As he stood to preach, he noticed that people were spread out on the pews. He would see a person, then a space, then another person, and another space. He wondered why nobody sat next to another person, when he noticed on the pew beside each person was a cowboy hat.


Another time this same preacher was invited to a new church in the city. He was surprised to see that everybody there looked like they had fallen face first into a tackle box, because they had piercings and earrings on every part of the body imaginable. A rock band was playing alternative music on the stage.


As different as these two churches were, they were both growing and reaching people for Christ.


Years ago I was pastor of a small country church in the backwoods of Mississippi. There was another Baptist church just five miles away in the town (population 600). The pastor’s wife at the town church asked me, “Why don’t our two churches merge?” I said, “There are people in my church who would not feel comfortable or fit in at your town church.” She said, “Oh, come on. We’re a small town church. What could be so different?”
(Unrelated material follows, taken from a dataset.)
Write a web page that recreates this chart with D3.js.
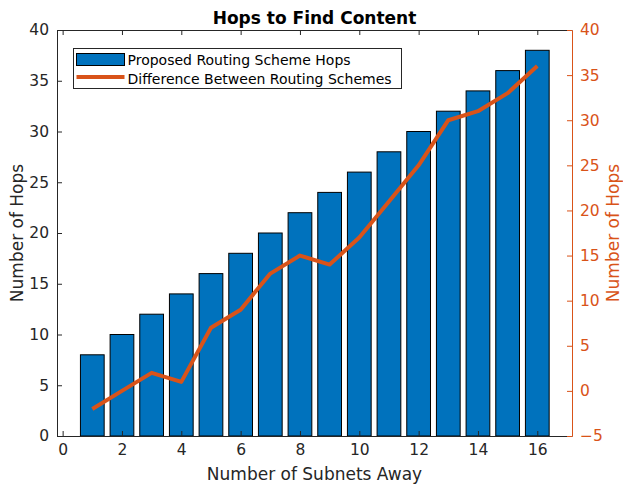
<!DOCTYPE html>
<html><head><meta charset="utf-8">
<script src="https://cdn.jsdelivr.net/npm/d3@7"></script>
<style>body{margin:0;background:#fff;} svg{display:block;font-family:"DejaVu Sans",sans-serif;}</style>
</head><body>
<div id="chart"></div>
<script>
const subnets = [1,2,3,4,5,6,7,8,9,10,11,12,13,14,15,16];
const proposedHops = [8,10,12,14,16,18,20,22,24,26,28,30,32,34,36,38];
const differenceHops = [-2,0,2,1,7,9,13,15,14,17,21,25,30,31,33,36];
const xTicks = [0,2,4,6,8,10,12,14,16];
const leftTicks = [0,5,10,15,20,25,30,35,40];
const rightTicks = [-5,0,5,10,15,20,25,30,35,40];
const seriesNames = ["Proposed Routing Scheme Hops","Difference Between Routing Schemes"];

(function(){
const W = 623, H = 485;
const m = {left:57, right:51, top:30, bottom:49};
const iw = W - m.left - m.right, ih = H - m.top - m.bottom;
const blue = "#0072BD", orange = "#D95319", axc = "#262626";

const svg = d3.select("#chart").append("svg").attr("width",W).attr("height",H);
const g = svg.append("g").attr("transform",`translate(${m.left},${m.top})`);

const x = d3.scaleLinear().domain([-0.19,17.17]).range([0,iw]);
const yL = d3.scaleLinear().domain([0,40]).range([ih,0]);
const yR = d3.scaleLinear().domain([-5,40]).range([ih,0]);

const bw = 0.8;
g.selectAll("rect.bar").data(subnets).join("rect").attr("class","bar")
  .attr("x", (d)=>x(d-bw/2)).attr("width", x(bw)-x(0))
  .attr("y", (d,i)=>yL(proposedHops[i])).attr("height",(d,i)=>yL(0)-yL(proposedHops[i]))
  .attr("fill",blue).attr("stroke","#000").attr("stroke-width",1);

const line = d3.line().x((d)=>x(d[0])).y((d)=>yR(d[1]));
g.append("path").datum(subnets.map((d,i)=>[d,differenceHops[i]]))
  .attr("d",line).attr("fill","none").attr("stroke",orange).attr("stroke-width",4)
  .attr("stroke-linejoin","round");

const tickLen = 5;
const fs = "15.5px";
const axB = g.append("g").attr("transform",`translate(0,${ih})`)
  .call(d3.axisBottom(x).tickValues(xTicks).tickSize(-tickLen).tickSizeOuter(0).tickPadding(8));
const axT = g.append("g")
  .call(d3.axisTop(x).tickValues(xTicks).tickSize(-tickLen).tickSizeOuter(0).tickFormat(""));
const axL = g.append("g")
  .call(d3.axisLeft(yL).tickValues(leftTicks).tickSize(-tickLen).tickSizeOuter(0).tickPadding(8));
const axR = g.append("g").attr("transform",`translate(${iw},0)`)
  .call(d3.axisRight(yR).tickValues(rightTicks).tickSize(-tickLen).tickSizeOuter(0).tickPadding(8));

[axB,axT,axL].forEach(a=>{
  a.selectAll("path,line").attr("stroke",axc);
  a.selectAll("text").attr("fill",axc).style("font-size",fs).style("font-family","DejaVu Sans");
});
axR.selectAll("path,line").attr("stroke",orange);
axR.selectAll("text").attr("fill",orange).style("font-size",fs).style("font-family","DejaVu Sans");

svg.append("text").attr("x", m.left+iw/2).attr("y",24).attr("text-anchor","middle")
  .style("font-size","17px").style("font-weight","bold").attr("fill","#000").text("Hops to Find Content");
svg.append("text").attr("x", m.left+iw/2).attr("y",480).attr("text-anchor","middle")
  .style("font-size","17px").attr("fill",axc).text("Number of Subnets Away");
svg.append("text").attr("transform",`translate(23,${m.top+ih/2}) rotate(-90)`).attr("text-anchor","middle")
  .style("font-size","17px").attr("fill",axc).text("Number of Hops");
svg.append("text").attr("transform",`translate(619,${m.top+ih/2}) rotate(-90)`).attr("text-anchor","middle")
  .style("font-size","17px").attr("fill",orange).text("Number of Hops");

const lg = svg.append("g").attr("transform","translate(73.5,48.5)");
lg.append("rect").attr("width",328).attr("height",40).attr("fill","#fff").attr("stroke",axc).attr("stroke-width",1);
lg.append("rect").attr("x",3).attr("y",5).attr("width",48).attr("height",12).attr("fill",blue).attr("stroke","#000");
lg.append("line").attr("x1",3).attr("x2",51).attr("y1",28.5).attr("y2",28.5).attr("stroke",orange).attr("stroke-width",4);
lg.selectAll("text.lt").data(seriesNames).join("text").attr("class","lt")
  .attr("x",54).attr("y",(d,i)=>16+i*19).style("font-size","14px").attr("fill","#000").text(d=>d);
})();
</script>
</body></html>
I said, “Well, I got one really big woman in my church who, when she gets to feeling an itch, she pulls her dress halfway up and she scratches herself.”


The eyes of this pastor’s wife got really big and she said, “I see what you mean.”


I forgot to tell her about another woman in my church who saw a roach running across the wood floor, so she stomped on it with her bare foot, laughed and shouted, “Aha! I got him!”


Yep, the culture was definitely different where I was pastor.


Jesus upset the religious establishment because He crossed cultural barriers. He loved to eat with tax collectors and Gentiles and other strange people. Jesus walked into the land of Samaria, full of half-breed Jews who worshiped in weird ways and talked different and smelled different.


Jesus walked right up to a Samaritan woman at a well and started talking her language. He accepted her culture, but he let her know her sinful lifestyle had to change. Soon she had the whole town following Jesus (see John 4).


So what cultural barrier is keeping somebody in your community from hearing the gospel? If you tear down the cultural barriers to share Christ in your neighborhood, you may hear the angels shouting, “Yeehah!”